For the record, it was good. My sister and brother in law visited, The Boyfriend stayed with me the whole time, and we were very, very busy.
I prepared a Thanksgiving meal for everyone plus a friend of The Boyfriend's, minus the turkey. He brought a pre-cooked turkey over which just needed to be heated up...unfortunately, he discovered I had none of the required equipment for turkey heating - no meat thermometer, no roasting pan, no baster, etc. I'm a vegetarian, what would I do with that stuff? So as with many Thanksgivings, it did not go off without a hitch. But it went off pretty well considering the delicate balance of juggling the kids, greeting visitors, and making sure mashed potatoes, stuffing, peas, risotto, corn bread, gravy, turkey, and green bean casserole all served hot at the same time was actually accomplished. Here's the table setting before:
...and the aftermath in the kitchen...
The next day we went to the Redondo Beach Pier, which was chilly and pleasantly not busy.
The day after we went to the Griffith Observatory, which was insanely packed and the parking was a nightmare, but was a decent enough time once we got there. At the end of the day Bobby was acting out so much I felt like wringing his neck (but didn't). Considering the fact that Thanksgiving last year was the day I first hit him, I suppose this year was a step up. So...there's that.
That night I had a gig in San Diego at a jazz festival, which meant I left the house at 4 PM and didn't get back until after 3 AM. Thankfully The Boyfriend drove me; I never would have survived that long drive home had I been by myself. For how much it cost me to pay the babysitter, if we have this same gig next year I think I'll stay overnight. I was so exhausted I was hallucinating.
The next day on just a couple of hours' sleep we had a mellow walk around the silverlake reservoir and then had an early night. The relatives left, The Boyfriend went to work, and everything went back to normal.
I had lots of hug and talk sessions with Bobby before, during, and after the weekend about what was going to happen. I'm not sure if these helped keep the meltdowns somewhat at bay, but I like to think so. At the beginning of the weekend he was being weird so I asked if he was freaked out that a lot of people were coming over, and he said yes. I comforted him about this. At one point he referred to the living room as "the loudest room in the world" because of all the grown ups talking and laughing. He is for sure his mother's son. I get very overstimulated by lots of noise and commotion and chaos and kind of freak out. For sure my preference in these situations is hiding out in the kitchen. Towards the end of the weekend when he was acting out I asked if he was sad because everyone was leaving and he nodded yes and said he needed a hug. I tried really hard to hear him and acknowledge his feelings, and not expect him to be a perfect little angel while his whole life is turned upside down. This shit is highly confusing for kids. I get all freaked out and cranky - imagine how a three-year-old must feel?

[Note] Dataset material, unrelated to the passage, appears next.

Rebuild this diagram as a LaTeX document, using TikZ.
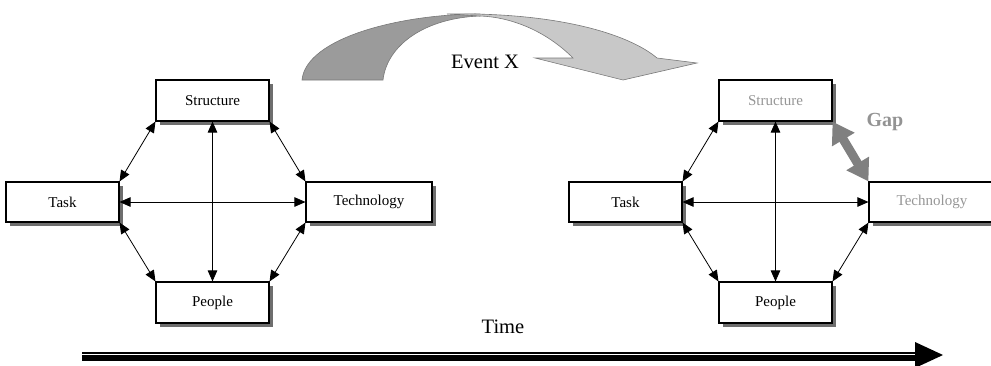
\documentclass[tikz,border=0pt]{standalone}
\usepackage{fontspec}
\setmainfont{Liberation Serif}
\usepackage{tikz}
\usetikzlibrary{arrows.meta,shadows}
\definecolor{shade}{RGB}{110,110,110}
\definecolor{banddark}{RGB}{155,155,155}
\definecolor{bandlight}{RGB}{200,200,200}
\definecolor{bandedge}{RGB}{120,120,120}
\definecolor{gapgray}{RGB}{128,128,128}
\definecolor{faded}{RGB}{150,150,150}

\tikzset{
  factor/.style={draw=black, line width=1.1pt, fill=white, inner sep=0pt,
    minimum width=113pt, minimum height=41pt, font=\fontsize{15}{18}\selectfont,
    drop shadow={shadow xshift=4pt, shadow yshift=-4pt, fill=shade, opacity=1}},
  link/.style={{Triangle[length=11pt,width=9.5pt]}-{Triangle[length=11pt,width=9.5pt]}, line width=0.8pt},
  gaplink/.style={{Triangle[length=21pt,width=25pt]}-{Triangle[length=21pt,width=25pt]}, line width=9pt, gapgray},
  bigtext/.style={font=\fontsize{20.5}{24}\selectfont}
}

\begin{document}
\begin{tikzpicture}[x=1pt, y=-1pt, >=Stealth]
  \useasboundingbox (0,0) rectangle (991,365);

  % Curved arrow (Event X)
  \filldraw[fill=banddark, draw=bandedge, line width=0.6pt]
    (302,80) .. controls (306,38) and (400,14) .. (480,14) -- (480,16)
    .. controls (425,18) and (387,45) .. (383,80) -- cycle;
  \filldraw[fill=bandlight, draw=bandedge, line width=0.6pt]
    (447,14) .. controls (560,12) and (630,35) .. (657,58) -- (697,63) -- (623,80)
    -- (535,58) -- (573,58) .. controls (545,30) and (510,17) .. (480,16) -- cycle;
  \node[bigtext] (eventText) at (485,62) {Event X};

  % Before the event
  \node[factor] (lStruct) at (212.5,100.5) {Structure};
  \node[factor, minimum height=40pt] (lTask) at (62.5,202) {Task};
  \node[factor, minimum width=126pt, minimum height=40pt] (lTech) at (369,202) {Technology};
  \node[factor] (lPeople) at (212.5,302.5) {People};

  \draw[link] (lStruct.south west) -- (lTask.north east);
  \draw[link] (lStruct.south east) -- (lTech.north west);
  \draw[link] (lTask.south east) -- (lPeople.north west);
  \draw[link] (lTech.south west) -- (lPeople.north east);
  \draw[link] (lStruct.south) -- (lPeople.north);
  \draw[link] (lTask.east) -- (lTech.west);

  % After the event
  \node[factor, text=faded] (rStruct) at (775.5,100.5) {Structure};
  \node[factor, minimum height=40pt] (rTask) at (625.5,202) {Task};
  \node[factor, minimum width=126pt, minimum height=40pt, text=faded] (rTech) at (932,202) {Technology};
  \node[factor] (rPeople) at (775.5,302.5) {People};

  \draw[link] (rStruct.south west) -- (rTask.north east);
  \draw[link] (rTask.south east) -- (rPeople.north west);
  \draw[link] (rTech.south west) -- (rPeople.north east);
  \draw[link] (rStruct.south) -- (rPeople.north);
  \draw[link] (rTask.east) -- (rTech.west);

  % Gap
  \draw[gaplink] (rStruct.south east) -- (rTech.north west);
  \node[font=\fontsize{20}{24}\selectfont\bfseries, text=gapgray!85] (gapText) at (885,122) {Gap};

  % Time axis
  \node[bigtext] (timeText) at (503,327) {Time};
  \coordinate (timeStart) at (82,355);
  \coordinate (timeEnd) at (915,355);
  \draw[line width=2pt] (82,352.5) -- (915,352.5);
  \draw[line width=5.3pt] (82,358) -- (915,358);
  \fill (915,342) -- (943,355) -- (915,368) -- cycle;
\end{tikzpicture}
\end{document}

Thankfully Theo was chill and adorable all weekend. Babies are so frigging easy! I dread the day that goes away.
Things went just fine with The Boyfriend. I figure if we can survive this, and Christmas, with him being a very active co-parent, we're in good shape. As with Bobby, I made an effort to thank him for everything he did for us all weekend and make sure he knew he was loved. In return he took really good care of me and lightened the burden a lot.
But yeah, other people are a lot of work. Worth it, but...man. I am very much looking forward to spending a couple of nights blissfully alone watching documentaries and drinking strong cups of tea. Sometimes being alone can be pretty great, too.